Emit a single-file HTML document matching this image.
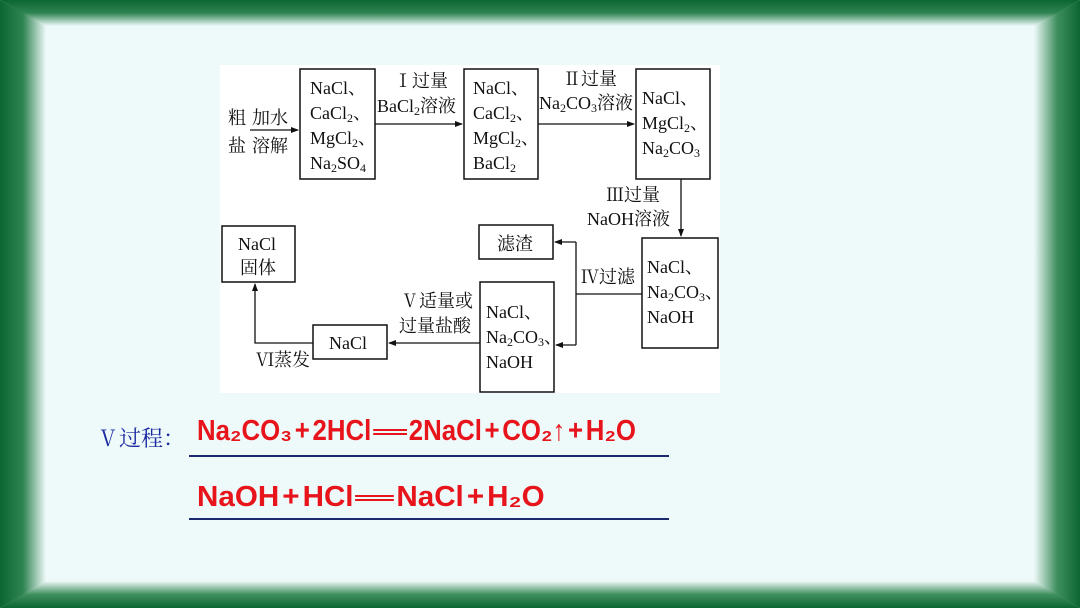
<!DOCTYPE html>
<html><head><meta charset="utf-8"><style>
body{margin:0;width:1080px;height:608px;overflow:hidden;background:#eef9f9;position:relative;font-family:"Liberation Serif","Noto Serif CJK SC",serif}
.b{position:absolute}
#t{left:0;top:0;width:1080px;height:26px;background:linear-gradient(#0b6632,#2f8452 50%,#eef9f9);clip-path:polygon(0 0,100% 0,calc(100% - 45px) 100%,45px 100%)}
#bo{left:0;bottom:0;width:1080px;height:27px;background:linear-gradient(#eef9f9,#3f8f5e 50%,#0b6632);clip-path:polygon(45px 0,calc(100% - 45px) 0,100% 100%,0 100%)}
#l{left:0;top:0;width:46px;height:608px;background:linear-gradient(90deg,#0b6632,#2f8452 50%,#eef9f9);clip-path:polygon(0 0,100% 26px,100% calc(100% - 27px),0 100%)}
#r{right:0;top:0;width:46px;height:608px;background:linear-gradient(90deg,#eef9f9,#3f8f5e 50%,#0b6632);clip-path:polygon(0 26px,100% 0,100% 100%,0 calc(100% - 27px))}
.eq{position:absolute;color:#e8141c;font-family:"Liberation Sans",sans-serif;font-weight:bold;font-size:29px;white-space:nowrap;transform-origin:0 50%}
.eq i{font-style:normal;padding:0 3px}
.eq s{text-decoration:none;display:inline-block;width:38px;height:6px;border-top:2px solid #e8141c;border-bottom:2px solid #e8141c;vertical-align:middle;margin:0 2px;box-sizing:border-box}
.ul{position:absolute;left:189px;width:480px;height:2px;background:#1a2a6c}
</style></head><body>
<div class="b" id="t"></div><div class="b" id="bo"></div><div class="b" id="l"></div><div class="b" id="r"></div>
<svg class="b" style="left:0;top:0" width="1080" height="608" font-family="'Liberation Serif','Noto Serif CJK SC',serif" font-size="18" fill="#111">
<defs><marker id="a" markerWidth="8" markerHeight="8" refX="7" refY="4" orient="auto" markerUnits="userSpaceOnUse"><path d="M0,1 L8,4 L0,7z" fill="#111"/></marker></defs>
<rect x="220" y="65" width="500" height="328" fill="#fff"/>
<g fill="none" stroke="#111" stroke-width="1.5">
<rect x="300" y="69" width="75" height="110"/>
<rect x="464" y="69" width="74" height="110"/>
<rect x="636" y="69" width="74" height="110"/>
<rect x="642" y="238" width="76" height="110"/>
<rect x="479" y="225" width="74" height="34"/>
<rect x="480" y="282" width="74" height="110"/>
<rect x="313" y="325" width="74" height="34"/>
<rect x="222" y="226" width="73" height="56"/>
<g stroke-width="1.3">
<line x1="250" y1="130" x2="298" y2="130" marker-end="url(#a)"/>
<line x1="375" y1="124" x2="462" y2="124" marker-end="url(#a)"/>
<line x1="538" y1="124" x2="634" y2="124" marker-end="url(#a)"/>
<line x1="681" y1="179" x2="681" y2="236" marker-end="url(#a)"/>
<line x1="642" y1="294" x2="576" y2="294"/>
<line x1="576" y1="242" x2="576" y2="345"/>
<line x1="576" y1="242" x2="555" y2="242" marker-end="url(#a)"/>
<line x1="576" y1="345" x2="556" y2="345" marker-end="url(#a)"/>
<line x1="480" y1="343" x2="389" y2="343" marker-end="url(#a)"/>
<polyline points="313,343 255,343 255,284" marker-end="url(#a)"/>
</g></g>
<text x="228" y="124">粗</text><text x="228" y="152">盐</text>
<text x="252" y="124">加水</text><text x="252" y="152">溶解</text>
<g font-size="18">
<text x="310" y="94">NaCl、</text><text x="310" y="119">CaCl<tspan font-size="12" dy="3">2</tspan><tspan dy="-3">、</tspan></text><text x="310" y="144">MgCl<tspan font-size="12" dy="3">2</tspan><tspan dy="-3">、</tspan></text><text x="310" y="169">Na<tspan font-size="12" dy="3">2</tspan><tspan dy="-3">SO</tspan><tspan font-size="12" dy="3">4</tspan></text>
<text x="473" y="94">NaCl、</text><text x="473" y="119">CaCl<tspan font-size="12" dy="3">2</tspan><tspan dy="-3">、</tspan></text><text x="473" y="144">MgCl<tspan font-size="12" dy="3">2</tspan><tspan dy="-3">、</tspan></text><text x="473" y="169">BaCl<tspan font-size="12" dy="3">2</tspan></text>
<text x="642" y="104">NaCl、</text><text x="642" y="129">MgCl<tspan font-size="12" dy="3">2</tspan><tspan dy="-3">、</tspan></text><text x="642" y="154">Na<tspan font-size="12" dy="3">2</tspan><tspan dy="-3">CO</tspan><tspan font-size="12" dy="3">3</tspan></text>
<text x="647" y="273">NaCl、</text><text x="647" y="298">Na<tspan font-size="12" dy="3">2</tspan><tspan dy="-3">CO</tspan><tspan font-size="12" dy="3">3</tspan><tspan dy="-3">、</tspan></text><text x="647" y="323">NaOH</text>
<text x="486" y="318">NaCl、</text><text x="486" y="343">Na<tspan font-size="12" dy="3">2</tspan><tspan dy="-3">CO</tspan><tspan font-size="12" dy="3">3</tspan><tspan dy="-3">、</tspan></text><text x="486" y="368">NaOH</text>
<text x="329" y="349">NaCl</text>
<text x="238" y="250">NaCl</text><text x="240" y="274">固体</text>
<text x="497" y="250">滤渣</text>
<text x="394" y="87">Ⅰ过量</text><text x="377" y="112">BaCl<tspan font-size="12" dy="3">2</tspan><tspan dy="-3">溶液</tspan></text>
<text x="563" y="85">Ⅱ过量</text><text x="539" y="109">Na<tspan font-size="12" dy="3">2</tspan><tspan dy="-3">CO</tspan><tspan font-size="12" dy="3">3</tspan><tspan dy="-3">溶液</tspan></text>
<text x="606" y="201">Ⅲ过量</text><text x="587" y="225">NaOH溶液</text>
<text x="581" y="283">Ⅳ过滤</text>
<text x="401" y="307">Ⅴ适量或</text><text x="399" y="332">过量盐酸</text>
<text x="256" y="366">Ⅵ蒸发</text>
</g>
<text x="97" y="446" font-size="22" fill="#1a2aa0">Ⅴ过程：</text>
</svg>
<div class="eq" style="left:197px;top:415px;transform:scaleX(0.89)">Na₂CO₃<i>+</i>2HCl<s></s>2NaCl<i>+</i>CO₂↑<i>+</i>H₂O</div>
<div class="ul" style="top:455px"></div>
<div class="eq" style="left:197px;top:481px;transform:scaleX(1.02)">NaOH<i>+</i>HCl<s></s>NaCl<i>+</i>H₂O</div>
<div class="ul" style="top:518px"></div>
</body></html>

» **Task brief**
Your copy of the data should match it exactly, except that pictures are left out.

» **Task answer**
Emit a single-file HTML document matching this image.
<!DOCTYPE html>
<html><head><meta charset="utf-8"><style>
body{margin:0;width:1080px;height:608px;overflow:hidden;background:#eef9f9;position:relative;font-family:"Liberation Serif","Noto Serif CJK SC",serif}
.b{position:absolute}
#t{left:0;top:0;width:1080px;height:26px;background:linear-gradient(#0b6632,#2f8452 50%,#eef9f9);clip-path:polygon(0 0,100% 0,calc(100% - 45px) 100%,45px 100%)}
#bo{left:0;bottom:0;width:1080px;height:27px;background:linear-gradient(#eef9f9,#3f8f5e 50%,#0b6632);clip-path:polygon(45px 0,calc(100% - 45px) 0,100% 100%,0 100%)}
#l{left:0;top:0;width:46px;height:608px;background:linear-gradient(90deg,#0b6632,#2f8452 50%,#eef9f9);clip-path:polygon(0 0,100% 26px,100% calc(100% - 27px),0 100%)}
#r{right:0;top:0;width:46px;height:608px;background:linear-gradient(90deg,#eef9f9,#3f8f5e 50%,#0b6632);clip-path:polygon(0 26px,100% 0,100% 100%,0 calc(100% - 27px))}
.eq{position:absolute;color:#e8141c;font-family:"Liberation Sans",sans-serif;font-weight:bold;font-size:29px;white-space:nowrap;transform-origin:0 50%}
.eq i{font-style:normal;padding:0 3px}
.eq s{text-decoration:none;display:inline-block;width:38px;height:6px;border-top:2px solid #e8141c;border-bottom:2px solid #e8141c;vertical-align:middle;margin:0 2px;box-sizing:border-box}
.ul{position:absolute;left:189px;width:480px;height:2px;background:#1a2a6c}
</style></head><body>
<div class="b" id="t"></div><div class="b" id="bo"></div><div class="b" id="l"></div><div class="b" id="r"></div>
<svg class="b" style="left:0;top:0" width="1080" height="608" font-family="'Liberation Serif','Noto Serif CJK SC',serif" font-size="18" fill="#111">
<defs><marker id="a" markerWidth="8" markerHeight="8" refX="7" refY="4" orient="auto" markerUnits="userSpaceOnUse"><path d="M0,1 L8,4 L0,7z" fill="#111"/></marker></defs>
<rect x="220" y="65" width="500" height="328" fill="#fff"/>
<g fill="none" stroke="#111" stroke-width="1.5">
<rect x="300" y="69" width="75" height="110"/>
<rect x="464" y="69" width="74" height="110"/>
<rect x="636" y="69" width="74" height="110"/>
<rect x="642" y="238" width="76" height="110"/>
<rect x="479" y="225" width="74" height="34"/>
<rect x="480" y="282" width="74" height="110"/>
<rect x="313" y="325" width="74" height="34"/>
<rect x="222" y="226" width="73" height="56"/>
<g stroke-width="1.3">
<line x1="250" y1="130" x2="298" y2="130" marker-end="url(#a)"/>
<line x1="375" y1="124" x2="462" y2="124" marker-end="url(#a)"/>
<line x1="538" y1="124" x2="634" y2="124" marker-end="url(#a)"/>
<line x1="681" y1="179" x2="681" y2="236" marker-end="url(#a)"/>
<line x1="642" y1="294" x2="576" y2="294"/>
<line x1="576" y1="242" x2="576" y2="345"/>
<line x1="576" y1="242" x2="555" y2="242" marker-end="url(#a)"/>
<line x1="576" y1="345" x2="556" y2="345" marker-end="url(#a)"/>
<line x1="480" y1="343" x2="389" y2="343" marker-end="url(#a)"/>
<polyline points="313,343 255,343 255,284" marker-end="url(#a)"/>
</g></g>
<text x="228" y="124">粗</text><text x="228" y="152">盐</text>
<text x="252" y="124">加水</text><text x="252" y="152">溶解</text>
<g font-size="18">
<text x="310" y="94">NaCl、</text><text x="310" y="119">CaCl<tspan font-size="12" dy="3">2</tspan><tspan dy="-3">、</tspan></text><text x="310" y="144">MgCl<tspan font-size="12" dy="3">2</tspan><tspan dy="-3">、</tspan></text><text x="310" y="169">Na<tspan font-size="12" dy="3">2</tspan><tspan dy="-3">SO</tspan><tspan font-size="12" dy="3">4</tspan></text>
<text x="473" y="94">NaCl、</text><text x="473" y="119">CaCl<tspan font-size="12" dy="3">2</tspan><tspan dy="-3">、</tspan></text><text x="473" y="144">MgCl<tspan font-size="12" dy="3">2</tspan><tspan dy="-3">、</tspan></text><text x="473" y="169">BaCl<tspan font-size="12" dy="3">2</tspan></text>
<text x="642" y="104">NaCl、</text><text x="642" y="129">MgCl<tspan font-size="12" dy="3">2</tspan><tspan dy="-3">、</tspan></text><text x="642" y="154">Na<tspan font-size="12" dy="3">2</tspan><tspan dy="-3">CO</tspan><tspan font-size="12" dy="3">3</tspan></text>
<text x="647" y="273">NaCl、</text><text x="647" y="298">Na<tspan font-size="12" dy="3">2</tspan><tspan dy="-3">CO</tspan><tspan font-size="12" dy="3">3</tspan><tspan dy="-3">、</tspan></text><text x="647" y="323">NaOH</text>
<text x="486" y="318">NaCl、</text><text x="486" y="343">Na<tspan font-size="12" dy="3">2</tspan><tspan dy="-3">CO</tspan><tspan font-size="12" dy="3">3</tspan><tspan dy="-3">、</tspan></text><text x="486" y="368">NaOH</text>
<text x="329" y="349">NaCl</text>
<text x="238" y="250">NaCl</text><text x="240" y="274">固体</text>
<text x="497" y="250">滤渣</text>
<text x="394" y="87">Ⅰ过量</text><text x="377" y="112">BaCl<tspan font-size="12" dy="3">2</tspan><tspan dy="-3">溶液</tspan></text>
<text x="563" y="85">Ⅱ过量</text><text x="539" y="109">Na<tspan font-size="12" dy="3">2</tspan><tspan dy="-3">CO</tspan><tspan font-size="12" dy="3">3</tspan><tspan dy="-3">溶液</tspan></text>
<text x="606" y="201">Ⅲ过量</text><text x="587" y="225">NaOH溶液</text>
<text x="581" y="283">Ⅳ过滤</text>
<text x="401" y="307">Ⅴ适量或</text><text x="399" y="332">过量盐酸</text>
<text x="256" y="366">Ⅵ蒸发</text>
</g>
<text x="97" y="446" font-size="22" fill="#1a2aa0">Ⅴ过程：</text>
</svg>
<div class="eq" style="left:197px;top:415px;transform:scaleX(0.89)">Na₂CO₃<i>+</i>2HCl<s></s>2NaCl<i>+</i>CO₂↑<i>+</i>H₂O</div>
<div class="ul" style="top:455px"></div>
<div class="eq" style="left:197px;top:481px;transform:scaleX(1.02)">NaOH<i>+</i>HCl<s></s>NaCl<i>+</i>H₂O</div>
<div class="ul" style="top:518px"></div>
</body></html>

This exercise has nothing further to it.